There is a difference between judging someone inferior because of their choices or lifestyle versus a genuine disagreement with the morality of the same. Principles of morality cannot be relative nor should they conform to what becomes socially acceptable public behavior. Public policy and law should be rooted in tenets of social justice, dignity, charity and most importantly morality. It is for these reasons that The Church seeks coherence between faith and life, Gospel and culture as illustrated by the following Doctrinal Note from the Congregation for the Doctrine of the Faith written in 2002:
The social doctrine of the Church is not an intrusion into the government of individual countries. It is a question of the lay Catholic’s duty to be morally coherent, found within one’s conscience, which is one and indivisible.
St. Thomas More, Patron of Statesmen and Politicians, recognized the inalienable dignity of the human conscience and gave his life in lieu of succumbing to Henry VIII.”Despite being subjected to various forms of psychological pressure, he refused to compromise, never forsaking the constant fidelity to legitimate authority and institutions which distinguished him; he taught by his life and his death that man cannot be separated from God, or politics from morality.” (Read more here.)

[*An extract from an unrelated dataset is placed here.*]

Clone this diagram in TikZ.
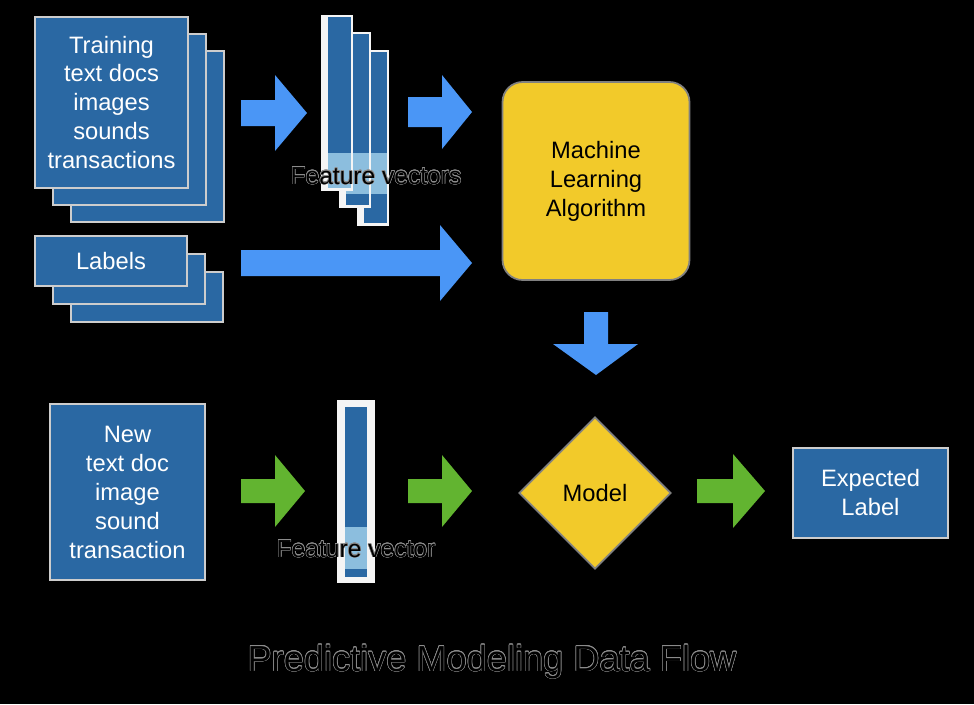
\documentclass[tikz,border=0pt]{standalone}
\usepackage{fontspec}
\setmainfont{Liberation Sans}
\usepackage[copies]{contour}
\contourlength{0.3pt}
\usetikzlibrary{shapes.geometric,positioning}

\definecolor{sheetblue}{RGB}{42,104,163}
\definecolor{vecband}{RGB}{140,190,222}
\definecolor{arrowblue}{RGB}{74,150,246}
\definecolor{arrowgreen}{RGB}{98,180,48}
\definecolor{algoyellow}{RGB}{242,202,42}
\definecolor{edgegray}{RGB}{205,205,205}

\tikzset{
  sheet/.style={fill=sheetblue, draw=edgegray, line width=1.2pt, inner sep=0pt},
  sheettext/.style={sheet, text=white, align=center,
    font=\fontsize{13.5}{16.5}\selectfont},
  yellowbox/.style={fill=algoyellow, draw=gray, line width=1pt, text=black,
    align=center, font=\fontsize{13.5}{16.5}\selectfont},
  caption/.style={text=black, font=\fontsize{14}{16}\selectfont, inner sep=0pt},
  vecbar/.style={fill=sheetblue},
  vecedge/.style={fill=white!92!gray}
}

% fat arrow: colour, start x, head x, tip x, middle y, shaft half, head half
\newcommand{\fatarrow}[7]{%
  \fill[#1] (#2,#5-#6) -- (#3,#5-#6) -- (#3,#5-#7) -- (#4,#5)
    -- (#3,#5+#7) -- (#3,#5+#6) -- (#2,#5+#6) -- cycle;}

\begin{document}
\begin{tikzpicture}[x=0.02cm, y=-0.02cm]

  % background, keeps the size of the page
  \fill[black] (0,0) rectangle (974,704);
  \useasboundingbox (0,0) rectangle (974,704);

  % 1. training data and labels, stacked sheets
  \foreach \k in {2,1} {
    \node[sheet, minimum width=3.06cm, minimum height=3.42cm]
      at (111.5+18*\k, 102.5+17*\k) {};
    \node[sheet, minimum width=3.04cm, minimum height=1cm]
      at (111+18*\k, 261+18*\k) {};
  }
  \node[sheettext, minimum width=3.06cm, minimum height=3.42cm] (train)
    at (111.5,102.5) {Training\\text docs\\images\\sounds\\transactions};
  \node[sheettext, minimum width=3.04cm, minimum height=1cm] (labels)
    at (111,261) {Labels};

  % 2. feature vectors
  \foreach \dx/\dy/\lb in {36/35/194, 18/17/194, 0/0/188} {
    \fill[vecedge] (321+\dx,15+\dy) rectangle (353+\dx,191+\dy);
    \fill[vecbar] (328+\dx,17+\dy) rectangle (351+\dx,188+\dy);
    \fill[vecband] (328+\dx,153) rectangle (351+\dx,\lb);
  }
  \node[caption] (fvecs) at (376,176) {\contour{white!55!black}{Feature vectors}};

  % 3. the algorithm
  \node[yellowbox, rounded corners=0.4cm, minimum width=3.74cm,
    minimum height=3.96cm] (algo) at (596,181) {Machine\\Learning\\Algorithm};

  % blue arrows
  \fatarrow{arrowblue}{241}{275}{307}{113}{13}{38}
  \fatarrow{arrowblue}{408}{442}{472}{112}{15}{37}
  \fatarrow{arrowblue}{241}{440}{472}{263}{13}{38}
  \fill[arrowblue] (584,312) -- (608,312) -- (608,344) -- (638,344)
    -- (596,375) -- (553,344) -- (584,344) -- cycle;

  % 4. new data
  \node[sheettext, minimum width=3.1cm, minimum height=3.52cm] (new)
    at (127.5,492) {New\\text doc\\image\\sound\\transaction};

  \fill[vecedge] (337,400) rectangle (375,583);
  \fill[vecbar] (345,407) rectangle (367,577);
  \fill[vecband] (345,527) rectangle (367,569);
  \node[caption] (fvec) at (356,549) {\contour{white!55!black}{Feature vector}};

  \node[yellowbox, diamond, aspect=1, inner sep=0pt, minimum width=3.04cm,
    minimum height=3.04cm] (model) at (595,493) {Model};

  \node[sheettext, minimum width=3.1cm, minimum height=1.8cm] (expected)
    at (870.5,493) {Expected\\Label};

  % green arrows
  \fatarrow{arrowgreen}{241}{275}{305}{491}{12}{36}
  \fatarrow{arrowgreen}{408}{442}{472}{491}{12}{36}
  \fatarrow{arrowgreen}{697}{733}{765}{491}{12}{37}

  % title
  \node[caption, font=\fontsize{20.6}{24}\selectfont] (title) at (492,662)
    {\contour{white!55!black}{Predictive Modeling Data Flow}};

\end{tikzpicture}
\end{document}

The assertion that “the political process is dirty, broken and far from Jesus” misses the point entirely. It has become fragmented and distasteful because little attention is given to authentic notions of right and wrong. It is because it is dirty and broken that those strong in faith and adherence to moral truths must speak out and be heard. Granted too much sorrow and death has come about in history in the name of religion but so has much good and authentic respect for life. While I may not be able to justify the former, we cannot dismiss the latter.